For what seemed longer than the 100-meter hurdles took to race, she waited and wondered if Dawn Harper had snuck up and beat her to an Olympic gold medal again.
The front-runner for the last two seasons, Pearson got out of the blocks quickly and had a lead until Harper lunged at the finish line.
"I didn't realize how close Dawn was until the end," she said. "I said in my head, 'Please don't let this happen. I need this."
When her name flashed up first, Pearson knew she was No. 1 in an Olympic-record 12.35 seconds, narrowly in front of three Americans: 2008 gold medalist Harper; Kellie Wells, who had beaten the Australian in the last race coming into London; and Lolo Jones, who missed out on an Olympic medal again.
"Relief was the first thing I felt, and then shock," Pearson said. "I really wanted this. I've worked so hard. To be able to finally have that result beside my name is just the best thing in the world."
Pearson was considered a bit lucky to get a silver medal in Beijing four years ago, and she celebrated as if she had won a massive lottery. This time, the gold took longer to sink in.
Jones had been the leading hurdler in 2008, and had a decent lead in the Olympic final until she hit the penultimate hurdle and faded to finish seventh. That was the race that indelibly changed their careers.
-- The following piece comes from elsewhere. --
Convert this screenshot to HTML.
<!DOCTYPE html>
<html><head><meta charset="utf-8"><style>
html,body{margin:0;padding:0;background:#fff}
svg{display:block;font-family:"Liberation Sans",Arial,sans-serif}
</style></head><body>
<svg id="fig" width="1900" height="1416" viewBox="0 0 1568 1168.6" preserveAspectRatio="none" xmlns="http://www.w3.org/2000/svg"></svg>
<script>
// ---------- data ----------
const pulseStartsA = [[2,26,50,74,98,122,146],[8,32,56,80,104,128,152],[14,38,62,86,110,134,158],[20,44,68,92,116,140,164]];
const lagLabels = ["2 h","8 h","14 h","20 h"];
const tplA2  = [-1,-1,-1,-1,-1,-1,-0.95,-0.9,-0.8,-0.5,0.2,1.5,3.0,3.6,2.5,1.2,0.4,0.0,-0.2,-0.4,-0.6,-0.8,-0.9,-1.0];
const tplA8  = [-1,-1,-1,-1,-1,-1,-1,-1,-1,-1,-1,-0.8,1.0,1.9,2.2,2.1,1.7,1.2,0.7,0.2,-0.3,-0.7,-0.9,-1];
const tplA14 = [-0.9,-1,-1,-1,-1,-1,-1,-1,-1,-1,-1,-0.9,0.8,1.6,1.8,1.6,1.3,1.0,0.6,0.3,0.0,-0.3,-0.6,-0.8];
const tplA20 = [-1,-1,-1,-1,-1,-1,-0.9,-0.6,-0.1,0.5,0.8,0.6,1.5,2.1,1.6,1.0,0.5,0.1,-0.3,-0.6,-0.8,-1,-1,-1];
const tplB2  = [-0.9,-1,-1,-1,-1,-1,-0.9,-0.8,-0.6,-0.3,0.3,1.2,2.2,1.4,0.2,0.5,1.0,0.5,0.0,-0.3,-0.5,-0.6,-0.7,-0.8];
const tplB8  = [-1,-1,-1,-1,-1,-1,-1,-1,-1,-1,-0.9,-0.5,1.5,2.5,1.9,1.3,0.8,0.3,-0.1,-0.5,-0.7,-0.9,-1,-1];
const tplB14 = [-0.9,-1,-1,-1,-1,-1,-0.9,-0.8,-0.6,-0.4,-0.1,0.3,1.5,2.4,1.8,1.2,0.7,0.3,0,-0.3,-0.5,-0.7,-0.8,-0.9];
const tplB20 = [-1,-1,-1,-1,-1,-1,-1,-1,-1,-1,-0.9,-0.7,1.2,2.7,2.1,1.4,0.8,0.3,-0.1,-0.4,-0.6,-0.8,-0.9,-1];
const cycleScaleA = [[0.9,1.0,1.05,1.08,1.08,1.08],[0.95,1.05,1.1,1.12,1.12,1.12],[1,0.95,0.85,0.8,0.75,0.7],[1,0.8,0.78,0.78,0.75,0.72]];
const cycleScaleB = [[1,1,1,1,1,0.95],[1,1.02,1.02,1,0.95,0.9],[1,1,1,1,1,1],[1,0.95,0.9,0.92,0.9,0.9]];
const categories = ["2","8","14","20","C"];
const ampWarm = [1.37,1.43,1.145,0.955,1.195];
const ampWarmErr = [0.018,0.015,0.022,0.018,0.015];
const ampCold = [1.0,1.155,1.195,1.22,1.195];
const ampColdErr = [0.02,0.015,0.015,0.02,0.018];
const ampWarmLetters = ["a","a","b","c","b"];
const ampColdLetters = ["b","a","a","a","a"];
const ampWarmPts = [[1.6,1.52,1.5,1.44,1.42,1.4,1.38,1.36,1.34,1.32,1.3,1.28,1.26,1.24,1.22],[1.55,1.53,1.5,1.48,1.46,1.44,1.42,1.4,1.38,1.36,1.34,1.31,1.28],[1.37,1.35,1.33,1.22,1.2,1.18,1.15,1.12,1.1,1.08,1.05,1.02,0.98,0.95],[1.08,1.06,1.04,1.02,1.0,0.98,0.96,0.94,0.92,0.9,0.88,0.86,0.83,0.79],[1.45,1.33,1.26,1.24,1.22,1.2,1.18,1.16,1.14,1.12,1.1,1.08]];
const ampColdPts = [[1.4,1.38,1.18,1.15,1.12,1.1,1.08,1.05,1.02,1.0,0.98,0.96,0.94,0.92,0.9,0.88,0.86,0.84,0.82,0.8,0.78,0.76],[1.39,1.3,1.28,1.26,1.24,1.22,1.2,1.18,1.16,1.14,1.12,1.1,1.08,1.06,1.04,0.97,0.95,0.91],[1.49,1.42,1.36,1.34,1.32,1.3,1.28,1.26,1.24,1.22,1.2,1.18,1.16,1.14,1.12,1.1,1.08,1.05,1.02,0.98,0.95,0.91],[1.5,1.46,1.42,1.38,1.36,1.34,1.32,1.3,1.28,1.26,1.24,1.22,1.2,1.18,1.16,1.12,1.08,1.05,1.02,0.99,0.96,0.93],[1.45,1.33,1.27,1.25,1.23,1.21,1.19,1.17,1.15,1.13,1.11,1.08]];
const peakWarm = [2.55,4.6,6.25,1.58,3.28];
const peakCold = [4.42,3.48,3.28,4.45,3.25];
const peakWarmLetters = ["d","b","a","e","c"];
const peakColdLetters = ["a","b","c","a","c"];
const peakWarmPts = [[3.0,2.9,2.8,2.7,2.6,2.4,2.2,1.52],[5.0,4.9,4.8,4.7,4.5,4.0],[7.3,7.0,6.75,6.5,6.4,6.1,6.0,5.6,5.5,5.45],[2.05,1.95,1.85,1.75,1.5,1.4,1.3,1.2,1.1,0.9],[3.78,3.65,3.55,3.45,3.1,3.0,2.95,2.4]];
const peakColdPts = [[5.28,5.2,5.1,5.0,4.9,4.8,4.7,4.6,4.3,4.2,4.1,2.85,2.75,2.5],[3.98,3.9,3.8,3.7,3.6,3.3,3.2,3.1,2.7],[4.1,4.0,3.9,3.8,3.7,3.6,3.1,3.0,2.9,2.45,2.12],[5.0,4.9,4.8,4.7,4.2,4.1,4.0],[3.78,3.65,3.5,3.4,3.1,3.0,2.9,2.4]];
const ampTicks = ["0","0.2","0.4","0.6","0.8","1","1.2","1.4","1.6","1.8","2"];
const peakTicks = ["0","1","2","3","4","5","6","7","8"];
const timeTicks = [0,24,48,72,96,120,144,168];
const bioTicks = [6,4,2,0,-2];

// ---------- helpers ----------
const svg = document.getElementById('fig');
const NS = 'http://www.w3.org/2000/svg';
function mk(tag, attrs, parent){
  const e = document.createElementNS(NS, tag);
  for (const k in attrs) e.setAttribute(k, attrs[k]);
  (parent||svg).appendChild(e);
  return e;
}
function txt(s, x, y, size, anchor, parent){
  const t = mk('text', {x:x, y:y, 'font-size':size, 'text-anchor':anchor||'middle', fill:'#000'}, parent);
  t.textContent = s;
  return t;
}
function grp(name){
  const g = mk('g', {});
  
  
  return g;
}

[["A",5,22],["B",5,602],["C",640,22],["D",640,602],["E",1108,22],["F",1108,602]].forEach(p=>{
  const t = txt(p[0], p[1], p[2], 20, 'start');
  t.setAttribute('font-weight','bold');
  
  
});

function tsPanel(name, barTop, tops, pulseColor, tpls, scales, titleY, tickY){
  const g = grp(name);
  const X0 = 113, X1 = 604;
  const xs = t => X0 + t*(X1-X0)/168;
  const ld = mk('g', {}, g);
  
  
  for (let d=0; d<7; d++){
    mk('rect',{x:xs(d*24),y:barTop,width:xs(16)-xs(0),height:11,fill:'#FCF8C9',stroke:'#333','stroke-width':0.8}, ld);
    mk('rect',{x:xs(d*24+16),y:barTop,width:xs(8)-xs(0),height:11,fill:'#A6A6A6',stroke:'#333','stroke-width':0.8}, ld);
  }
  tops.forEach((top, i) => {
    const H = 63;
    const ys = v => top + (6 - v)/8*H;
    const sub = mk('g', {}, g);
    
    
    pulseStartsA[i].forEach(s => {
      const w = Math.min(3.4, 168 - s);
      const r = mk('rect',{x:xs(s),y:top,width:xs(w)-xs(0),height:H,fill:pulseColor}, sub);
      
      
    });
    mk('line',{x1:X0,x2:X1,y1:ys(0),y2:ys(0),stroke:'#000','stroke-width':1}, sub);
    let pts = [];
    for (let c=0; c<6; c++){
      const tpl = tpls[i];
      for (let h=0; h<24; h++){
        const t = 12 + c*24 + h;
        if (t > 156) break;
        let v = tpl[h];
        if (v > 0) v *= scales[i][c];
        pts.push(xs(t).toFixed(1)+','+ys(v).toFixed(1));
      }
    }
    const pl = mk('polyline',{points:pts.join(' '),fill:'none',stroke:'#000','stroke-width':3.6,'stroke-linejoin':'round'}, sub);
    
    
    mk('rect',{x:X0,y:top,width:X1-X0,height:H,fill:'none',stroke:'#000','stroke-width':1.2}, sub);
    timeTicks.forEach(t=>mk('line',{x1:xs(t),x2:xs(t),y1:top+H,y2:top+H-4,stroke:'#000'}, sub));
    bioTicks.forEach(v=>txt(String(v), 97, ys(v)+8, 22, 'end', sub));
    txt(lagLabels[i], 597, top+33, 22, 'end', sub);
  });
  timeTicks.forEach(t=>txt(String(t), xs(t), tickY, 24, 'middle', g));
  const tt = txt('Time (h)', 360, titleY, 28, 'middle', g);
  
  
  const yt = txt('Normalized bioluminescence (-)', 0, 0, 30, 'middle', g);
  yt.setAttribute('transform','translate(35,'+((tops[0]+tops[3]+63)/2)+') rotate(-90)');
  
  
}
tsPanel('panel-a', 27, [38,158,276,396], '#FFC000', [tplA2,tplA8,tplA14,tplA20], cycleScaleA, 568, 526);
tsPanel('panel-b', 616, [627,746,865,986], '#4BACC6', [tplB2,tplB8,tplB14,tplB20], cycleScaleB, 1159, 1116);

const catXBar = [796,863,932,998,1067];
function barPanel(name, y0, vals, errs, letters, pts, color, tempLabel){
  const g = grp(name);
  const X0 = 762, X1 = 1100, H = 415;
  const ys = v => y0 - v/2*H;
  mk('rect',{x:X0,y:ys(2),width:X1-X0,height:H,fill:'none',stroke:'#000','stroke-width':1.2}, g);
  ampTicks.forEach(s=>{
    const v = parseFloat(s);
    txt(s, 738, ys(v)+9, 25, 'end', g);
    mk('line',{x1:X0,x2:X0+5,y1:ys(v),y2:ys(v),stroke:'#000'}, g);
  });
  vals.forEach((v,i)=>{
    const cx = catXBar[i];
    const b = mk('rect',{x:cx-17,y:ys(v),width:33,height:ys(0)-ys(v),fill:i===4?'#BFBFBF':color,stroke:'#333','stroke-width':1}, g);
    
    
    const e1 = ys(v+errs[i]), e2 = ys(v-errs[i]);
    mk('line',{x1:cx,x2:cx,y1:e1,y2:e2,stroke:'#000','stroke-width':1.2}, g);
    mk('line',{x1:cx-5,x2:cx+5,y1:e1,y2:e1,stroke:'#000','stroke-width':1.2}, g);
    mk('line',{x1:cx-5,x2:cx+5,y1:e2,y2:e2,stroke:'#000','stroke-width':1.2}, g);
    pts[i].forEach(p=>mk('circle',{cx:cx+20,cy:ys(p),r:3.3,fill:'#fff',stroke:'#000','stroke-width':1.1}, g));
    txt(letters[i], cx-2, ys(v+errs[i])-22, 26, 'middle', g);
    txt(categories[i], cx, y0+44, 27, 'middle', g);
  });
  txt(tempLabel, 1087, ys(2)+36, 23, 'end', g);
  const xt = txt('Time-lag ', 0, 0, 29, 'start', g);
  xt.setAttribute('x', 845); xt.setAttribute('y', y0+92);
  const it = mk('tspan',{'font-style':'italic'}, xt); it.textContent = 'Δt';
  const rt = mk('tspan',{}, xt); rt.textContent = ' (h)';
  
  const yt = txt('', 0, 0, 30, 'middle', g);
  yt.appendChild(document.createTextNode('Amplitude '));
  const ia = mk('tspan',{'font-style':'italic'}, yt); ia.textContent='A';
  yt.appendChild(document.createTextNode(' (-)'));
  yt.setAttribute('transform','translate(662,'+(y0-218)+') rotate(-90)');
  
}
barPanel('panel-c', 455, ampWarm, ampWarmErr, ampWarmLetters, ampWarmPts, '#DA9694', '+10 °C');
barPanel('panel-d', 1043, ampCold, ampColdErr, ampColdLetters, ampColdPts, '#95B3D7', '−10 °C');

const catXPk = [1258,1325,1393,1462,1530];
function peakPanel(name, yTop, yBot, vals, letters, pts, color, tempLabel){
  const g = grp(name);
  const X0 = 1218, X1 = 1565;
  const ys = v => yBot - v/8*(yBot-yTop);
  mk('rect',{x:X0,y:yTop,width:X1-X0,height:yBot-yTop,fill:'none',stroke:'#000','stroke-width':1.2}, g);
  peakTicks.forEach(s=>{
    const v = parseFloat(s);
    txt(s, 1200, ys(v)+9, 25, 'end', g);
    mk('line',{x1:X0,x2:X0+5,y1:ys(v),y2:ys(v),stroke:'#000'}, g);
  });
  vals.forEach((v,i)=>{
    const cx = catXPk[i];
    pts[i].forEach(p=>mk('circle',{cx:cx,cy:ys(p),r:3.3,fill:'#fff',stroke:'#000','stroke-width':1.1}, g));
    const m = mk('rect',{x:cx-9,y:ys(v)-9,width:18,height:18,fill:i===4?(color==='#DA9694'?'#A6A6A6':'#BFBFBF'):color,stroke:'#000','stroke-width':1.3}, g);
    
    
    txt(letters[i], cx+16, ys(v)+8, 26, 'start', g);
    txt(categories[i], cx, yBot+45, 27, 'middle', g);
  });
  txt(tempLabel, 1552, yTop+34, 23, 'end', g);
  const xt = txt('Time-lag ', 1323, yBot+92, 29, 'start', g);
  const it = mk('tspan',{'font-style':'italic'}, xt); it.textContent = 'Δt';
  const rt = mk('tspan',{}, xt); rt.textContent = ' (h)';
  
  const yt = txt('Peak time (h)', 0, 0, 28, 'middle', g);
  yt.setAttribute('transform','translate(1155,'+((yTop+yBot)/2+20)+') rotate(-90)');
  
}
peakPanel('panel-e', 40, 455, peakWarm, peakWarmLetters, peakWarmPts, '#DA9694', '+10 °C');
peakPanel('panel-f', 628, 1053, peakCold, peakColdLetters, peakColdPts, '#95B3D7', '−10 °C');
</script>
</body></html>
It was a confidence boost for Pearson, convincing her she could win an Olympic gold medal.
"I've believed in myself for the last four years more than anything else," she said. "When I won silver in Beijing, that's when I knew I could be the best in the world."
Pearson now holds all the big titles in the sprint hurdles -- she won the world championships at Daegu last year, then the world indoors at Istanbul in March. She was voted the IAAF's female athlete of the year for 2011.
But it was the Olympic gold medal she had wanted the most since she was an impressionable teen watching Cathy Freeman win the Olympic 400 meters in 2000, one of the defining events of the Sydney Games.
"I thought," Pearson recounted, "I want that as well."
No Australian runner was under more intense pressure than Freeman was in Sydney, where she lit the Olympic cauldron to open the games and then carried the weight of a nation's expectations to a gold medal.
But Pearson's win still had great significance for a country that prides itself on punching above its weight in international competition.
Until her race, Australia had been languishing at the London Games, where it went in with big statements about a top-five finish.
Instead, the powerful swimming squad only picked up one gold medal, and that put the rest of the athletes under pressure.
None more than Pearson, the country's only genuine favorite for a track and field gold.
"The whole of Australia wanted me to win. I wanted to win -- I call that support," she said. "At times I may have felt the pressure, but I'd quickly put that to the back of my mind and say, 'I want this, and I'm not going to let anyone stop me."
Freeman was quick to offer high praise, posting her congratulations on Twitter: "Simply fantastic Sally. Well deserved. Well done!!!"
Australians got up early to watch the race on TV, and many awoke to images of Pearson yelling with joy, falling onto her back on the track, with utter relief.
She got to her knees, then to her feet and quickly ran to the crowd and grabbed an Australian flag. On a full victory lap, she stopped to salute a group of fans waving green-and-gold flags and holding up inflatable boxing Kangaroos behind the start line.
Some had their doubts after Wells ended Pearson's 2012 unbeaten streak with victory in a warmup meet at London last month, giving the Americans high hopes of catching her again on a bad day. The U.S. hurdlers all achieved something, even in defeat. Harper finally broke the 12.40 barrier -- finishing in 12.37 -- and Wells ran a personal best. For Jones, her season-best time wasn't quite good enough for an Olympic medal.
"I had a good first four hurdles and then I got too upright and I didn't keep it together," Jones said. "At least I can lift my head a little higher and tell my kids about when their mom ran the Olympics.
"At least this time it was a clean, smooth race. It's a season's best so I'm pleased, but obviously I'm crushed."